* **Dataset extract**
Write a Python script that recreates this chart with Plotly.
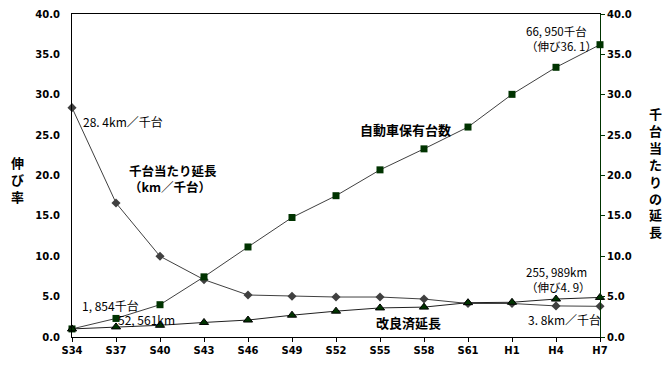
import plotly.graph_objects as go

categories = ["S34", "S37", "S40", "S43", "S46", "S49", "S52", "S55", "S58", "S61", "H1", "H4", "H7"]
per_thousand = [28.4, 16.6, 10.0, 7.1, 5.2, 5.05, 4.95, 4.95, 4.7, 4.15, 4.15, 3.85, 3.8]
vehicles = [1.0, 2.3, 4.0, 7.45, 11.15, 14.8, 17.5, 20.7, 23.3, 26.0, 30.05, 33.4, 36.2]
improved = [1.0, 1.25, 1.45, 1.8, 2.1, 2.7, 3.2, 3.6, 3.7, 4.25, 4.3, 4.7, 4.9]
y_ticks = [0, 5, 10, 15, 20, 25, 30, 35, 40]

xs = list(range(len(categories)))
JP = "Noto Sans CJK JP"
NUM = "DejaVu Sans"
GREEN = "#003300"

fig = go.Figure()
fig.add_trace(go.Scatter(x=xs, y=per_thousand, mode="lines+markers", cliponaxis=False,
                         line=dict(color="#404040", width=1),
                         marker=dict(symbol="diamond", size=7, color="#404040")))
fig.add_trace(go.Scatter(x=xs, y=vehicles, mode="lines+markers", cliponaxis=False,
                         line=dict(color="#404040", width=1),
                         marker=dict(symbol="square", size=7, color=GREEN)))
fig.add_trace(go.Scatter(x=xs, y=improved, mode="lines+markers", cliponaxis=False,
                         line=dict(color="#202020", width=1),
                         marker=dict(symbol="triangle-up", size=8, color=GREEN,
                                     line=dict(color="black", width=1))))
# invisible trace for right axis
fig.add_trace(go.Scatter(x=[xs[0]], y=[0], yaxis="y2", mode="markers",
                         marker=dict(opacity=0), hoverinfo="skip"))

tickfont = dict(family=NUM, size=10, color="black", weight="bold")

# page body has an 8px margin, so the plot area is placed 8px up/left of target
fig.update_layout(
    width=670, height=367,
    margin=dict(l=64, r=78, t=6, b=38, autoexpand=False),
    plot_bgcolor="white", paper_bgcolor="white",
    showlegend=False,
    xaxis=dict(range=[0, 12], tickvals=xs, ticktext=categories, showgrid=False,
               zeroline=False, showline=True, linecolor="black", linewidth=1, mirror=True,
               ticks="outside", ticklen=4, tickcolor="black", tickfont=tickfont,
               automargin=False),
    yaxis=dict(range=[0, 40], tickvals=y_ticks, ticktext=[f"{v:.1f}" for v in y_ticks],
               showgrid=False, zeroline=False, showline=True, linecolor="black", linewidth=1,
               ticks="", ticklabelstandoff=9, tickfont=tickfont, automargin=False),
    yaxis2=dict(range=[0, 40], overlaying="y", side="right", tickvals=y_ticks,
                ticktext=[f"{v:.1f}" for v in y_ticks], showgrid=False, zeroline=False,
                showline=True, linecolor=GREEN, linewidth=1, ticks="outside", ticklen=4,
                tickcolor=GREEN, tickfont=tickfont, automargin=False),
)


def px(xp):
    return (xp - 72) / 528.0


def py(yp):
    return (337 - yp) / 323.0


def note(x, y, text, bold=False, size=11, xanchor="left", align="left"):
    fig.add_annotation(x=px(x), y=py(y), xref="paper", yref="paper", text=text, showarrow=False,
                       xanchor=xanchor, yanchor="middle", align=align,
                       font=dict(family=JP, size=size, color="black",
                                 weight="bold" if bold else "normal"))


note(81, 121, "28. 4km／千台", size=12)
note(127, 178.5, "千台当たり延長<br>（km／千台）", bold=True, size=12.5)
note(358, 129, "自動車保有台数", bold=True, size=13)
note(80, 305, "1, 854千台", size=12)
note(116, 319, "52, 561km", size=12)
note(374, 322, "改良済延長", bold=True, size=13)
note(524, 38.5, "66, 950千台<br>（伸び36. 1）", size=11.5)
note(524, 279, "255, 989km<br>（伸び4. 9）", size=11.5)
note(526, 319, "3. 8km／千台", size=12)

note(17, 180, "<br>".join("伸び率"), bold=True, size=13, xanchor="center", align="center")
note(655, 172, "<br>".join("千台当たりの延長"), bold=True, size=13, xanchor="center",
     align="center")

fig.write_html("out.html")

* **Aim of the exercise**
Without the pictures, please reproduce each line of the listing above exactly, from the first one through the line bearing "y_ticks = [0, 5, 10, 15, 20, 25, 30, 35, 40]".

* **Solution to the exercise**
Write a Python script that recreates this chart with Plotly.
import plotly.graph_objects as go

categories = ["S34", "S37", "S40", "S43", "S46", "S49", "S52", "S55", "S58", "S61", "H1", "H4", "H7"]
per_thousand = [28.4, 16.6, 10.0, 7.1, 5.2, 5.05, 4.95, 4.95, 4.7, 4.15, 4.15, 3.85, 3.8]
vehicles = [1.0, 2.3, 4.0, 7.45, 11.15, 14.8, 17.5, 20.7, 23.3, 26.0, 30.05, 33.4, 36.2]
improved = [1.0, 1.25, 1.45, 1.8, 2.1, 2.7, 3.2, 3.6, 3.7, 4.25, 4.3, 4.7, 4.9]
y_ticks = [0, 5, 10, 15, 20, 25, 30, 35, 40]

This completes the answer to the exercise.